Why Community Matters: A Runner’s Perspective


by Rebekah Meyer

There is so much that I love about FHR. Gathering around the hydrant outside Stonybrook, and seeing faces both old and new, can be enough to turn a day around. All of a sudden you are surrounded by people who share your giddiness at the beauty of a sunset, and who will wait when you want to stop and say hello to a puppy.

What is my best effort? Many days, it’s JUST SHOWING UP. The rest comes easily, because when you’re with friends to run, it’s easier to run fast. I like to think of it as preparing myself for when things get hard. If you practice your best effort when things are easy, then giving your best will be your default when things get hard.

Why can’t I do this on my own? Because we need to work together to strengthen both our bodies and our community. We spend our days at work differently, and this diversity enriches the discussions we have as we run. And it’s more than running that we share—it’s potlucks and roadtrips and book groups.
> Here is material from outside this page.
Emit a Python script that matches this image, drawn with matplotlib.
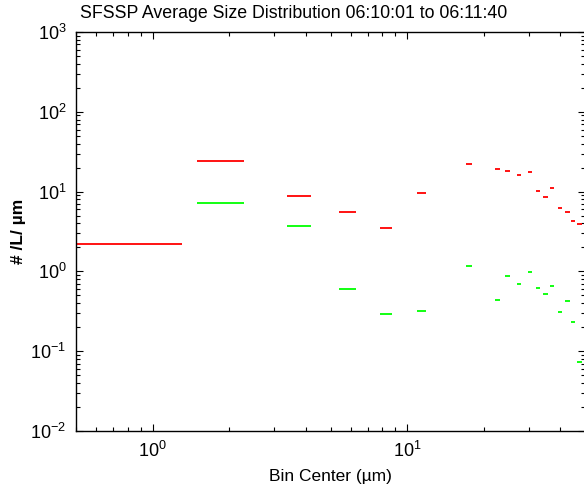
import numpy as np
import matplotlib
matplotlib.use('Agg')
import matplotlib.pyplot as plt
from matplotlib.ticker import LogLocator, NullFormatter

plt.rcParams['font.family'] = ['Liberation Sans', 'DejaVu Sans']
plt.rcParams['mathtext.fontset'] = 'custom'
plt.rcParams['mathtext.rm'] = 'Liberation Sans:bold'
plt.rcParams['mathtext.default'] = 'regular'

# bin edges (um)
binLo = [0.5, 1.49, 3.36, 5.42, 7.86, 10.9, 17.05, 22.2, 24.2, 27.1, 29.9,
         32.1, 34.3, 36.4, 39.3, 41.8, 44.2, 46.6]
binHi = [1.31, 2.29, 4.2, 6.3, 8.76, 11.9, 18.0, 23.2, 25.3, 28.1, 31.0,
         33.3, 35.9, 37.9, 40.7, 43.5, 45.8, 48.8]

# concentrations (#/L/um)
redConc = [2.2, 24.4, 8.9, 5.55, 3.53, 9.5, 22.3, 19.4, 18.1, 16.3, 17.5,
           10.1, 8.56, 11.2, 6.29, 5.55, 4.32, 3.93]
greenConc = [np.nan, 7.26, 3.67, 0.607, 0.29, 0.319, 1.16, 0.441, 0.875, 0.695,
             0.975, 0.625, 0.526, 0.65, 0.307, 0.43, 0.232, 0.074]

TITLE = 'SFSSP Average Size Distribution 06:10:01 to 06:11:40'

fig = plt.figure(figsize=(5.84, 4.90), dpi=100)
ax = fig.add_axes([76 / 584, 59 / 490, 509 / 584, 399 / 490])

ax.hlines(greenConc, binLo, binHi, colors='#00ff00', linewidth=1.3)
ax.hlines(redConc, binLo, binHi, colors='#ff0000', linewidth=1.3)

ax.set_xscale('log')
ax.set_yscale('log')
ax.set_xlim(0.5, 50)
ax.set_ylim(1e-2, 1e3)

ax.yaxis.set_major_locator(LogLocator(base=10, numticks=10))
ax.yaxis.set_minor_locator(LogLocator(base=10, subs=np.arange(2, 10), numticks=20))
ax.yaxis.set_minor_formatter(NullFormatter())
ax.xaxis.set_minor_formatter(NullFormatter())

ax.tick_params(which='both', direction='in', top=True, right=True, width=0.8)
ax.tick_params(which='major', length=5, labelsize=13, pad=7)
ax.tick_params(which='minor', length=3)
for sp in ax.spines.values():
    sp.set_linewidth(1.0)

ax.set_xlabel('Bin Center (\u00b5m)', fontsize=12.5, labelpad=6)
ax.set_ylabel('# /L/ \u00b5m', fontsize=12.5, fontweight='bold', labelpad=3)
fig.text(0.502, 0.972, TITLE, ha='center', va='center', fontsize=12.8)

fig.savefig('out.png', dpi=100)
Last weekend, more than a dozen people came together to enjoy brunch and discuss a biography of Frederick Law Olmsted, whom we can thank for designing our beloved Emerald Necklace. Besides the delicious food, which is always a wonderful part of FHR gatherings, the discussion was a great chance to learn more about the parks that we run through every day. We shape these places anew each time that we run through them. Part of the joy of the parks is seeing so many other people outside for a stroll or a run. Learning about the vision behind the parks enriches the experience of running there. Of course, the bookgroup was further enhanced by the delightful company of the kitten Franklin Hills.

FHR: All pets and paces welcome.

This fall, I ran my first cross-country races, first two races in Franklin Park, and then the USATF Cross Country Nationals in Bethlehem, PA. To compete for my team at a national championship was an enormous honor, made even better by the fact that there was no qualifying time—any and every runner was welcome.

USATF Race in Franklin Park!

A friend from FHR has described us as the “neighborhood play group.” If I happen to arrive early at Stony Brook, one of my favorite things is to look around and see runners coming from all directions—up the bike path, across the field, through the playground—all converging with the excitement and anticipation of a great run. We’ve literally run into races, and raced on a whim…

I have both discovered my community and found a second childhood through FHR. I’m so grateful for this opportunity to build community through running, and hope to see many new faces at future runs!

We don’t always win trophies, but when we do, we try to win all of them.